A. it’s difficult to say, but sexual life has changed. For example, the Greeks or the Romans were openly bisexual. Even the term “homosexuality” is very recent; the word exists since the end of the 19th century. So the concept was not used, it wasn’t known. But there was a real tension between being a top or a bottom. It was a little shameful for a man, a macho man, to be a bottom, but it was normal for young men. Another example: a novel from the Middle Ages portrays a sexual relation between a princess and a knight. But he’s not a real knight. He’s a servant disguised as a knight. And during the night, she feels that there’s something wrong because he doesn’t kiss her. People from the low layer of society didn’t usually kiss while fucking. This is cultural.

[Another story is that of] famous French anthropologist, Jean Malaurie. He was living with the Inuits [inhabitants of the Arctic tundra of northern Alaska, Canada and Greenland] in the 1950s. And during the winter there was a woman he went to, who gave him some company. He describes this sexual intercourse: just penetration, in one position. Because if he had done something else, it would have felt like a profanation or an aggression. And it’s interesting because this describes the confrontation between the European script, which was for the preliminaries, penetration, orgasm, and the Inuit script, which was really just simple: just penetration in one position.

Q. Until a few years ago, sex was considered inherently apolitical. In your book, you quote thinkers like Andrea Dworkin to argue otherwise.

A. She’s a feminist, a radical feminist. And she was convinced that sex was very political. She said that what happens in the bedroom is outside the public sphere, but this does not mean that it is something neutral, it is convenient for a few. In this case, it has been perfect for the man.

Q. In your book, you promise “a philosophical definition of the perfect fuck.” What would it be?

A. There is the question of the rhythm [of our sex life]. It is like electronic music, you know, boom, boom, boom. Very mechanical. We would have to swing; when you swing, you repeat the same thing, but there is a kind of elasticity. It’s something that you feel. [We must] deconstruct the Freudporn script, which is really thick with the idea of procreation, it’s like a moral justification. But the education is done by pornography.

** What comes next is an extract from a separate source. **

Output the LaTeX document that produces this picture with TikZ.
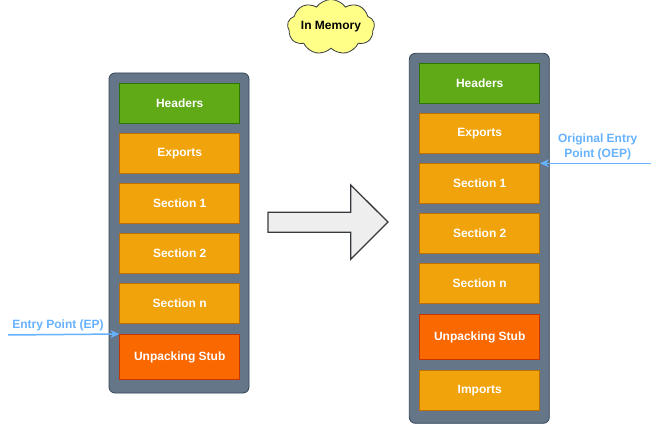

Q. Because the sex that is practiced in solitude influences the sex that is performed with company.

A. More and more. In France, the median age of the first exposition to pornography is 11. But the median age of the first [encounter with a] person has not changed in 40 years, 15 for the men and 16 for the women. So it means that during five or six years, all your education is done by pornography. The main problem is that in the mainstream porn, women have no pleasure, the representation of the minorities...

Q. Regarding sex, people tend to prefer practice to theory. Is this a mistake? Should people read more on the subject?

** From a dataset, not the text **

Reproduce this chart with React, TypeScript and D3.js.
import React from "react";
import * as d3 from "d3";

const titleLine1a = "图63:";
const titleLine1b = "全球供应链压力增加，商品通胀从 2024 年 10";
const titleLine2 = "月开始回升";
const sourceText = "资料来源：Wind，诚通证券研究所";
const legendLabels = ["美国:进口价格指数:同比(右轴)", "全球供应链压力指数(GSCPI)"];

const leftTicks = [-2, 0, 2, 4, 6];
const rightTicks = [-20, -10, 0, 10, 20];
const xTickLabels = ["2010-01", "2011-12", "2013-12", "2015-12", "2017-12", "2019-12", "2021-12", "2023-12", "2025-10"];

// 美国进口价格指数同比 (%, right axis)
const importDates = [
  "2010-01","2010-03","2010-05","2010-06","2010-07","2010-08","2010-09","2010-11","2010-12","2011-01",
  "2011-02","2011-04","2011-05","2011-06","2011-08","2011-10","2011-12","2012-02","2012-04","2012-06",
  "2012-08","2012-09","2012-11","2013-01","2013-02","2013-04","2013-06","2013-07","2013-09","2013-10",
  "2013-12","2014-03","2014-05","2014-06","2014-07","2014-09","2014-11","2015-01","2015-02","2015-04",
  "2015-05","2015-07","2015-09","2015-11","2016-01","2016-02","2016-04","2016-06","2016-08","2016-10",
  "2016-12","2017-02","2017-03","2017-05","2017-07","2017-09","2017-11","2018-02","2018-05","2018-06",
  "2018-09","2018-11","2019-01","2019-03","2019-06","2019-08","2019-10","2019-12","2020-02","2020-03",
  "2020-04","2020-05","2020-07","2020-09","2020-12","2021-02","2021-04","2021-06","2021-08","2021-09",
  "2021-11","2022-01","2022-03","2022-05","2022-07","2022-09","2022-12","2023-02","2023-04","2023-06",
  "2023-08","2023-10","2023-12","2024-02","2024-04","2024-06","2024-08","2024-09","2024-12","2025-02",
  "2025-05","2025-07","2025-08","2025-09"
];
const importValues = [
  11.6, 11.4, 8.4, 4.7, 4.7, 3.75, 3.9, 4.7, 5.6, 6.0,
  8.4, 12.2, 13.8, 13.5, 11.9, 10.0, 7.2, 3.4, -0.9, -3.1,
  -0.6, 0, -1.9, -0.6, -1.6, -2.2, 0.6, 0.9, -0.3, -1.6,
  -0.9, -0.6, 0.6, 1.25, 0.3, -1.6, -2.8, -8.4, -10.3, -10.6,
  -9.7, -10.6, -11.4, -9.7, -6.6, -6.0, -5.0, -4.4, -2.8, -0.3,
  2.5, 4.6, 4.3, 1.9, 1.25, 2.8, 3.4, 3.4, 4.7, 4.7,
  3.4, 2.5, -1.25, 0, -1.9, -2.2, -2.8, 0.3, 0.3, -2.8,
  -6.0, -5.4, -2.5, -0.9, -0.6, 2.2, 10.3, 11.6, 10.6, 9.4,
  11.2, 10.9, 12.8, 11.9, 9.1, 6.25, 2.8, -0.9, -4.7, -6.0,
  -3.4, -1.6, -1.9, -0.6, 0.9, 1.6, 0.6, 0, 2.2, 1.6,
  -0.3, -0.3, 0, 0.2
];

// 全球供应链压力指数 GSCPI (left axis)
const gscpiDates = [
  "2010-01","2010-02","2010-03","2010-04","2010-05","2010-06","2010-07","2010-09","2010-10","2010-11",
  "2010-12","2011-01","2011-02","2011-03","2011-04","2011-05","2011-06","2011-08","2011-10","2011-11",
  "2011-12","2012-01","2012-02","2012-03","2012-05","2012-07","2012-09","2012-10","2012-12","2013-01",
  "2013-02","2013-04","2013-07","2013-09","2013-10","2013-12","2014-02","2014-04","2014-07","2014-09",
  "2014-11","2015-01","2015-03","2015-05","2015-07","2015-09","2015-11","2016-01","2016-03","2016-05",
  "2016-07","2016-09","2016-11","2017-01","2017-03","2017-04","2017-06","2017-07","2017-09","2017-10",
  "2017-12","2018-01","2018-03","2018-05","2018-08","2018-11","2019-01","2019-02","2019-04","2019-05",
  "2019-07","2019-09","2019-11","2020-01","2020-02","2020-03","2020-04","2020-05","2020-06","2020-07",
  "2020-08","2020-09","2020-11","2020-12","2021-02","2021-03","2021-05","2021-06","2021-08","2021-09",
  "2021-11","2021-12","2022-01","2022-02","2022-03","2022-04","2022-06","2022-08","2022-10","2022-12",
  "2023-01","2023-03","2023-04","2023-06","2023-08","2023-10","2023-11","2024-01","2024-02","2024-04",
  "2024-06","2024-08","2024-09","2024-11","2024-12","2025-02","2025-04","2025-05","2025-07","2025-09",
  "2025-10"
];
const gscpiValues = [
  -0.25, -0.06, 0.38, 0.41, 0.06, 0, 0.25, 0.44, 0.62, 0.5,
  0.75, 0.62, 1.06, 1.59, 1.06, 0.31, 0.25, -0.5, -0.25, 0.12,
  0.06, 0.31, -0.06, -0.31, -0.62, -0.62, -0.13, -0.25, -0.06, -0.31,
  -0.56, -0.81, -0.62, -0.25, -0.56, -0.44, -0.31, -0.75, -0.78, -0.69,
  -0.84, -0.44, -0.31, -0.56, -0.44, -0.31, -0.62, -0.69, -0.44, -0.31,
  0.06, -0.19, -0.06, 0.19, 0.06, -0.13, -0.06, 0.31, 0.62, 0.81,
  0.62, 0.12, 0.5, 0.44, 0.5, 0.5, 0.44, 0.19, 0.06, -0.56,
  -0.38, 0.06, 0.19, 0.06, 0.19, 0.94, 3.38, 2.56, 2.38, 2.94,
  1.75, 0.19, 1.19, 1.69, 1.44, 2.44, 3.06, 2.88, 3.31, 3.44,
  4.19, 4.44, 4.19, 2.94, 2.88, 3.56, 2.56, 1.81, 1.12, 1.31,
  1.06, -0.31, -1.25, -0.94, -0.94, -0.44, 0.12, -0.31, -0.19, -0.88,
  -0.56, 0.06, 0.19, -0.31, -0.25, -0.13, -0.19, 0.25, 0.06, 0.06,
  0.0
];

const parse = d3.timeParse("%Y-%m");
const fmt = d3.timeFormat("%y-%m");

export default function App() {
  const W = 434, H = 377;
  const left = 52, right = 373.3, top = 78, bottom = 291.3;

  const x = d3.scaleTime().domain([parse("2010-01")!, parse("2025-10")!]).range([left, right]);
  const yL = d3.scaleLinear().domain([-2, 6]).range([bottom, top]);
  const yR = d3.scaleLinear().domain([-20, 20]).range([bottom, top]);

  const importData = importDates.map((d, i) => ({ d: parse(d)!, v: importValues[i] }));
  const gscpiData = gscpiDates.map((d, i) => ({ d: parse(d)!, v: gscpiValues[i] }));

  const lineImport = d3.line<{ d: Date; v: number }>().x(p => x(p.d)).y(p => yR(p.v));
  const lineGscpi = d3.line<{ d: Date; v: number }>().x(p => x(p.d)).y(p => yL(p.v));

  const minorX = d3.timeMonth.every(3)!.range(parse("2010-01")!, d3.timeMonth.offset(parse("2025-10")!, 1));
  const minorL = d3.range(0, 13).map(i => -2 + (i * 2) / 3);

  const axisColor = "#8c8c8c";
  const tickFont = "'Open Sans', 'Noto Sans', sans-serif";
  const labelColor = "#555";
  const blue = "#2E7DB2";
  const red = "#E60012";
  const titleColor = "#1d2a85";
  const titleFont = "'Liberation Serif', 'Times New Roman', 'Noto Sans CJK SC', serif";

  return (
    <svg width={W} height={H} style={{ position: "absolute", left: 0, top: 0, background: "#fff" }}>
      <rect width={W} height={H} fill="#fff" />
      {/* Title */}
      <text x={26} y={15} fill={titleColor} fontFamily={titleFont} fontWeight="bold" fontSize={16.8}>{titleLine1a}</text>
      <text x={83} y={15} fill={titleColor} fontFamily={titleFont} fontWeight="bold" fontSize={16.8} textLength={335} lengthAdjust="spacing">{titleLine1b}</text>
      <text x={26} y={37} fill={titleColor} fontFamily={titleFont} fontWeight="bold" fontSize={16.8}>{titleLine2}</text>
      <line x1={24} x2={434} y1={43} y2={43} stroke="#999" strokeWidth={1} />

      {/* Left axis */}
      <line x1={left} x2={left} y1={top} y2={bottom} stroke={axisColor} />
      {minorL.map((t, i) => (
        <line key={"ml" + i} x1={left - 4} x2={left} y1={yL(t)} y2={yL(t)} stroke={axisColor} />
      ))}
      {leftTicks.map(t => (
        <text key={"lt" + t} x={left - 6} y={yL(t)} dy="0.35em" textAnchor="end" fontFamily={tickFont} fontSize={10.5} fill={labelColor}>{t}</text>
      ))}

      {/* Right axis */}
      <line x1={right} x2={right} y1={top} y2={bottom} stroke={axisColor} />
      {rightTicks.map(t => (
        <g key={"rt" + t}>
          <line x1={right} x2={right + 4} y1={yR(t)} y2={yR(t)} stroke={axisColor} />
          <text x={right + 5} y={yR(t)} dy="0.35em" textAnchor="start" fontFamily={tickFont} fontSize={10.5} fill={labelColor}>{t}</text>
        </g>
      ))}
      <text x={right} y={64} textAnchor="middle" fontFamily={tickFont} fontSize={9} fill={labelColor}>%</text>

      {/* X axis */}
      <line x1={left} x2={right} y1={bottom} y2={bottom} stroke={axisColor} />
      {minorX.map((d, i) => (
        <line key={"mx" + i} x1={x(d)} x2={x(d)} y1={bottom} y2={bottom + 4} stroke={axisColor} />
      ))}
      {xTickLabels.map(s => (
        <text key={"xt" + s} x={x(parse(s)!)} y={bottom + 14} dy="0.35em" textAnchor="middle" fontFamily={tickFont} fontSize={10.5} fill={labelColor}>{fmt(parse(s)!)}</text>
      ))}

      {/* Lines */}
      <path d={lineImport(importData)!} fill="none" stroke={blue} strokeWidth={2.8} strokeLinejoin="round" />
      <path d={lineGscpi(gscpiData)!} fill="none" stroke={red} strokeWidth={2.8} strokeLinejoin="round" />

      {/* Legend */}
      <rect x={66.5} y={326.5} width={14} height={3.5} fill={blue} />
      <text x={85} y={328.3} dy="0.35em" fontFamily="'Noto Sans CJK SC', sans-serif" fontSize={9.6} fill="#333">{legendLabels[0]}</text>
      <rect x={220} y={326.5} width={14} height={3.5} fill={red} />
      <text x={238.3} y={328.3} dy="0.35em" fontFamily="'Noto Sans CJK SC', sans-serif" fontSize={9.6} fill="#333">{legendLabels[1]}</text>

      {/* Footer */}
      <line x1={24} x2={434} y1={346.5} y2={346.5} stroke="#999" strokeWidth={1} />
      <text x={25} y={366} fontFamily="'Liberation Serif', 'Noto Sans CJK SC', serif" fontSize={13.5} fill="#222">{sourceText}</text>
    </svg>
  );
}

A. Yes, I’ve read a lot, and it’s not so easy to get out of the pornographic representation of sex. In every country in the world, Pornhub is among the ten most seen websites. It means that there is a globalization of access, but it’s not so easy to discuss it with the parents. It’s not really easy for us to discuss it with the teenagers. So there is a silence there. It’s not always easy to discuss some things. But there is a very big tradition in literature and philosophy: Ovid, The Art of Love, China’s Taoist tradition. It’s like dancing, it could be very creative. It’s not just about getting a satisfaction. And so my idea was to write a book in this tradition, from the 21st century.

Q. We talk a lot about the influence of pornography, but how have other technological advances such as dating apps influenced? Have Tinder, Bumble and Grindr changed the way people think about sex?

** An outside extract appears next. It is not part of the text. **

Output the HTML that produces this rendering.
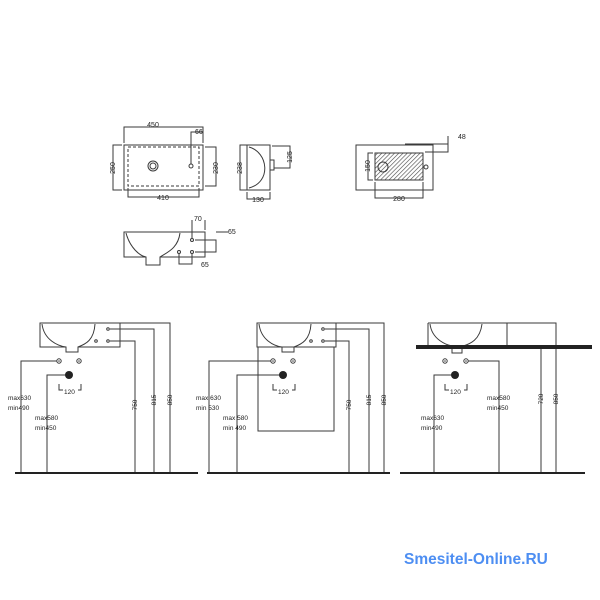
<!DOCTYPE html>
<html><head><meta charset="utf-8"><style>
html,body{margin:0;padding:0;background:#fff}
svg{display:block}
text{font-family:"Liberation Sans",sans-serif;fill:#222}
</style></head><body>
<svg width="600" height="600" viewBox="0 0 600 600" xmlns="http://www.w3.org/2000/svg">
<defs>
<pattern id="h" width="3" height="3" patternUnits="userSpaceOnUse" patternTransform="rotate(45)">
<line x1="0" y1="0" x2="0" y2="3" stroke="#444" stroke-width="1.2"/></pattern>
</defs>
<g fill="none" stroke="#3a3a3a" stroke-width="1">
<rect x="124" y="145" width="79" height="45"/>
<rect x="128" y="147" width="71" height="39" stroke-dasharray="3,2"/>
<circle cx="153" cy="166" r="5"/><circle cx="153" cy="166" r="3"/>
<circle cx="191" cy="166" r="2"/>
<path d="M124 143V127H203V143M191 164V132H203V127M122 145H113V190H122M205 147H216V186H205M128 188V197H199V188"/>
<path d="M247 145H270V190H247Z"/>
<path d="M249 147C268 152 272 182 249 188"/>
<rect x="270" y="160" width="4" height="10"/>
<path d="M247 145H240V190H247M272 146H290V168H274M247 192V199H270V192"/>
<rect x="356" y="145" width="77" height="45"/>
<rect x="375" y="153" width="48" height="27" fill="url(#h)"/>
<circle cx="383" cy="167" r="5"/><circle cx="426" cy="167" r="2"/>
<path d="M425 152H448V136M405 144H448M373 153H368V180H373M375 182V198H423V182"/>
<path d="M124 232H205V257H160V265H146V257H124Z"/>
<path d="M126 233C130 248 140 256 146 257M160 257C168 252 178 248 180 233"/>
<circle cx="192" cy="240" r="1.5"/><circle cx="192" cy="252" r="1.5"/><circle cx="179" cy="252" r="1.5"/>
<path d="M192 238V220M205 230V220M195 240H216V252H195M179 254V264H192V254M216 232H228"/>
</g>
<g font-size="7">
<text x="153" y="127" text-anchor="middle">450</text>
<text x="195" y="134">66</text>
<text x="163" y="200" text-anchor="middle">410</text>
<text x="113" y="168" transform="rotate(-90 113 168)" text-anchor="middle" dy="2">250</text>
<text x="216" y="168" transform="rotate(-90 216 168)" text-anchor="middle" dy="2">230</text>
<text x="240" y="168" transform="rotate(-90 240 168)" text-anchor="middle" dy="2">238</text>
<text x="290" y="157" transform="rotate(-90 290 157)" text-anchor="middle" dy="2">125</text>
<text x="258" y="202" text-anchor="middle">130</text>
<text x="458" y="139">48</text>
<text x="368" y="166" transform="rotate(-90 368 166)" text-anchor="middle" dy="2">150</text>
<text x="399" y="201" text-anchor="middle">280</text>
<text x="194" y="221">70</text>
<text x="228" y="234">65</text>
<text x="201" y="267">65</text>
</g>
<g fill="none" stroke="#3a3a3a" stroke-width="1">
<path d="M40 323H120V347H78V352H66V347H40Z"/>
<path d="M42 324C44 340 58 346 66 347M78 347C86 344 94 340 95 324"/>
<circle cx="108" cy="329" r="1.3"/><circle cx="108" cy="341" r="1.3"/><circle cx="96" cy="341" r="1.3"/>
<path d="M110 329H154V473M110 341H135V473M120 323H170V473"/>
<circle cx="59" cy="361" r="2.2"/><circle cx="79" cy="361" r="2.2"/>
<path d="M57 361H21V473M66 375H47V473M59 384V390H63M78 390H81V384"/>
<path d="M257 323H336V347H294V352H282V347H257Z"/>
<path d="M259 324C261 340 274 346 282 347M294 347C302 344 310 340 311 324"/>
<rect x="258" y="347" width="76" height="84"/>
<circle cx="323" cy="329" r="1.3"/><circle cx="323" cy="341" r="1.3"/><circle cx="311" cy="341" r="1.3"/>
<path d="M325 329H369V473M325 341H349V473M336 323H384V473"/>
<circle cx="273" cy="361" r="2.2"/><circle cx="293" cy="361" r="2.2"/>
<path d="M271 361H209V473M283 375H237V473M273 384V390H277M292 390H295V384"/>
<path d="M428 323H507V346M428 323V346"/>
<path d="M430 324C432 340 447 345 452 346M463 346C470 344 480 340 482 324"/>
<rect x="452" y="348" width="10" height="5"/>
<circle cx="445" cy="361" r="2.2"/><circle cx="466" cy="361" r="2.2"/>
<path d="M468 361H499V473M455 375H434V473M445 384V390H449M464 390H467V384"/>
<path d="M507 323H556V473M541 349V473"/>
</g>
<g fill="#222">
<circle cx="69" cy="375" r="4"/><circle cx="283" cy="375" r="4"/><circle cx="455" cy="375" r="4"/>
<rect x="416" y="345" width="176" height="4"/>
<rect x="15" y="472" width="183" height="2"/>
<rect x="207" y="472" width="183" height="2"/>
<rect x="400" y="472" width="185" height="2"/>
</g>
<g fill="#444">
<circle cx="59" cy="361" r="0.8"/><circle cx="79" cy="361" r="0.8"/><circle cx="273" cy="361" r="0.8"/><circle cx="293" cy="361" r="0.8"/><circle cx="445" cy="361" r="0.8"/><circle cx="466" cy="361" r="0.8"/>
</g>
<g font-size="6.5">
<text x="64" y="394">120</text><text x="278" y="394">120</text><text x="450" y="394">120</text>
<text x="8" y="400">max630</text><text x="8" y="410">min490</text>
<text x="35" y="420">max580</text><text x="35" y="430">min450</text>
<text x="196" y="400">max 630</text><text x="196" y="410">min 530</text>
<text x="223" y="420">max 580</text><text x="223" y="430">min 490</text>
<text x="487" y="400">max580</text><text x="487" y="410">min450</text>
<text x="421" y="420">max630</text><text x="421" y="430">min490</text>
<g text-anchor="middle">
<text transform="translate(135 405) rotate(-90)" dy="2">750</text>
<text transform="translate(154 400) rotate(-90)" dy="2">815</text>
<text transform="translate(170 400) rotate(-90)" dy="2">850</text>
<text transform="translate(349 405) rotate(-90)" dy="2">750</text>
<text transform="translate(369 400) rotate(-90)" dy="2">815</text>
<text transform="translate(384 400) rotate(-90)" dy="2">850</text>
<text transform="translate(541 399) rotate(-90)" dy="2">720</text>
<text transform="translate(556 399) rotate(-90)" dy="2">850</text>
</g>
</g>
<text x="404" y="564" font-size="15.5" font-weight="bold" style="fill:#4d8ef2">Smesitel-Online.RU</text>
</svg>
</body></html>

A. It has improved the dynamic that is transforming sex into market. You have a price. The algorithm gives you a level of desirability. When you enter your age, the place you live in... It’s like when you are in a chess tournament. If someone has a higher position than you, they swipe you. If someone has a lower position than you, you are good to go. You are in the market, and you behave a little like someone on Amazon, when you want to buy something you want to know a lot of things. What do you prefer? What is your body like?